_WHAT TO PRODUCE:_ Search the data for the word "chart" and copy every line that contains it.

_MATERIAL PROVIDED:_
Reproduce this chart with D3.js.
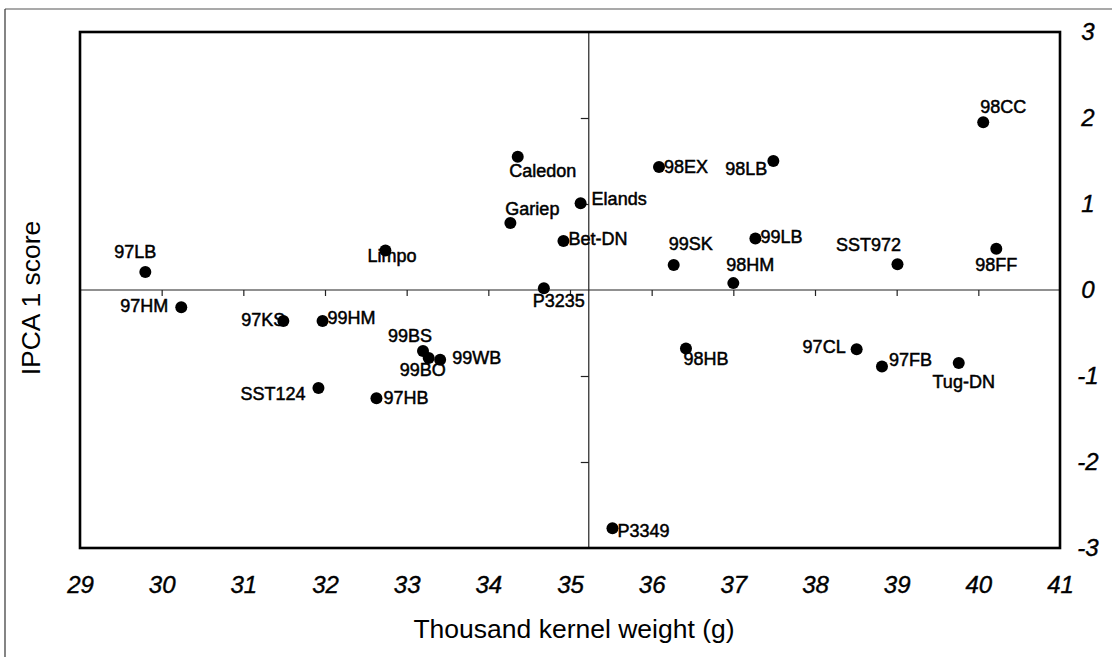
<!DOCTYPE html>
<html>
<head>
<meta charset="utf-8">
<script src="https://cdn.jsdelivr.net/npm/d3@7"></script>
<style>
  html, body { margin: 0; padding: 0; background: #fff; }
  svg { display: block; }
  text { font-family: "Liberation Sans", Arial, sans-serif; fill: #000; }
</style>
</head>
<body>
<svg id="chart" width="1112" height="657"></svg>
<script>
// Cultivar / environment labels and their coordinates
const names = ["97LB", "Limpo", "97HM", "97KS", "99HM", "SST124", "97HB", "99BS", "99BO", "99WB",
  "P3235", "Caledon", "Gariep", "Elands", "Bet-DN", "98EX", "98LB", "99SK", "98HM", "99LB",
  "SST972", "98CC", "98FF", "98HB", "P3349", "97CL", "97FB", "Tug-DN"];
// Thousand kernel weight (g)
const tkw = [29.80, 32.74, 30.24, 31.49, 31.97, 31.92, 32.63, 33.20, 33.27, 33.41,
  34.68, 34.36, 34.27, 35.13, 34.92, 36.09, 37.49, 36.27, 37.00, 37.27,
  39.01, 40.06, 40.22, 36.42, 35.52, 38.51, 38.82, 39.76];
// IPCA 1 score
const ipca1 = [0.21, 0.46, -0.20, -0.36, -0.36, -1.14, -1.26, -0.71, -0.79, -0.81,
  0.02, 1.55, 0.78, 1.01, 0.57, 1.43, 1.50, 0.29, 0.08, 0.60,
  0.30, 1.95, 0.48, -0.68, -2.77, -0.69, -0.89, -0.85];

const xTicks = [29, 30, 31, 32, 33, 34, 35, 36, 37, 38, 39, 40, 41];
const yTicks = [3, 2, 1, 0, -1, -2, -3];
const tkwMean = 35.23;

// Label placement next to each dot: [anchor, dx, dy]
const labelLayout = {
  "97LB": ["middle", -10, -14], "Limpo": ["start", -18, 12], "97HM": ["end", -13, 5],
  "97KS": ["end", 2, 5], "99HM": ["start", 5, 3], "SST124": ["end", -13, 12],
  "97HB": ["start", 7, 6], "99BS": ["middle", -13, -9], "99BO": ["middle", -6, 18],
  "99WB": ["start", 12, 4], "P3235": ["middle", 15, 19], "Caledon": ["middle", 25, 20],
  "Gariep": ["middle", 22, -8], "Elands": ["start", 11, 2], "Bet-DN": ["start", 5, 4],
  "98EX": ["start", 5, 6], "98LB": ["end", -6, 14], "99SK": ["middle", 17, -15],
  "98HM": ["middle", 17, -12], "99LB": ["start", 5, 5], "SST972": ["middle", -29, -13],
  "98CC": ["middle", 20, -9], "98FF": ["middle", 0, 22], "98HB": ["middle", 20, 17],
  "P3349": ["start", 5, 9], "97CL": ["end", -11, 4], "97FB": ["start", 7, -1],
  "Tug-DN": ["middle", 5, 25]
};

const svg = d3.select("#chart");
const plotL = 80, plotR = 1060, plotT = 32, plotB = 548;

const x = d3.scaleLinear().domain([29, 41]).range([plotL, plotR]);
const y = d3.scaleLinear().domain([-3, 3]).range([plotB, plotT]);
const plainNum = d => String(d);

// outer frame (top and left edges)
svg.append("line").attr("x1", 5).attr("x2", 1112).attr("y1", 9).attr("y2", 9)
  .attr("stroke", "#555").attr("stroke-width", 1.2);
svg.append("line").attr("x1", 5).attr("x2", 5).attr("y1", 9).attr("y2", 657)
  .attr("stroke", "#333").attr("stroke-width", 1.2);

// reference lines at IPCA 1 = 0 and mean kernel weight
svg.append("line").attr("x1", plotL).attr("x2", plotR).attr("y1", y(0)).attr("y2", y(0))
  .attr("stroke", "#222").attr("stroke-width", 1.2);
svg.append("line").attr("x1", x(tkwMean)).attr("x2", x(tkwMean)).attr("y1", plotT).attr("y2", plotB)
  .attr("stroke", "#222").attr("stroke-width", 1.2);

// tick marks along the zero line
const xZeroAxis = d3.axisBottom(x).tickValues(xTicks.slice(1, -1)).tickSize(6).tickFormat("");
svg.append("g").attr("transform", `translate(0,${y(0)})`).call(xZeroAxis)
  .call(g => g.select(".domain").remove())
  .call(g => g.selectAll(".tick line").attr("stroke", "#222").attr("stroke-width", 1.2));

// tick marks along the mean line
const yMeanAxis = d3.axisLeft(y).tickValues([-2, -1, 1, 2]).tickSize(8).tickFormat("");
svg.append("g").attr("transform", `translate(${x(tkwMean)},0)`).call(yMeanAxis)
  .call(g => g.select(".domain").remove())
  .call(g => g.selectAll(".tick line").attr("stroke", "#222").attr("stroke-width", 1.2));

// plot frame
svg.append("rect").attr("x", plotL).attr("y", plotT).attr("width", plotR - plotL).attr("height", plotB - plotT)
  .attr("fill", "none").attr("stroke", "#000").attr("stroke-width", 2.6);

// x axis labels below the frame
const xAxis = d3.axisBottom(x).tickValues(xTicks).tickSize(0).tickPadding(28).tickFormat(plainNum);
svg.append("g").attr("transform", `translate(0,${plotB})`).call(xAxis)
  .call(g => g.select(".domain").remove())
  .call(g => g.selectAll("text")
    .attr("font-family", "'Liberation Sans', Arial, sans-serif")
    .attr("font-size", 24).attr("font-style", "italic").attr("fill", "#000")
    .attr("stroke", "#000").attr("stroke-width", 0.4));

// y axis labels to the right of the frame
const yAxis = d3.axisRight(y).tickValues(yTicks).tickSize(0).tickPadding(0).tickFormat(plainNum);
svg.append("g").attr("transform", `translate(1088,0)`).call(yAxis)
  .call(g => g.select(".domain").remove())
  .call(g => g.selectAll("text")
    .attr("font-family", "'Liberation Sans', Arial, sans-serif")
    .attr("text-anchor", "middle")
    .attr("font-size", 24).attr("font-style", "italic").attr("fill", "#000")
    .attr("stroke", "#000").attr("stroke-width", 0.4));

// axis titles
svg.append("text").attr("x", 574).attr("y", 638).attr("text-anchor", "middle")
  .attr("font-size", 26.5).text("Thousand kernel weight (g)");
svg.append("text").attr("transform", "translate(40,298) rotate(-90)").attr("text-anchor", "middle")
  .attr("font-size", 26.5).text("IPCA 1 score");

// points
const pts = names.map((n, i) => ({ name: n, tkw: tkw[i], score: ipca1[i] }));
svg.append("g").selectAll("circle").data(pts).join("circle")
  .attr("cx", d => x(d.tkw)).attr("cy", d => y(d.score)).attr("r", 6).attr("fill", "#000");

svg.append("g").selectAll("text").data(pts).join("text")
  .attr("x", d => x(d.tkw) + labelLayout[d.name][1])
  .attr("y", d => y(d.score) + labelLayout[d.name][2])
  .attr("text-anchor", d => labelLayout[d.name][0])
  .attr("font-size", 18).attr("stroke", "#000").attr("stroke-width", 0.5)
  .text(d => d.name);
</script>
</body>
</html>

_RESPONSE TO THIS TASK:_
Reproduce this chart with D3.js.
<svg id="chart" width="1112" height="657"></svg>
const svg = d3.select("#chart");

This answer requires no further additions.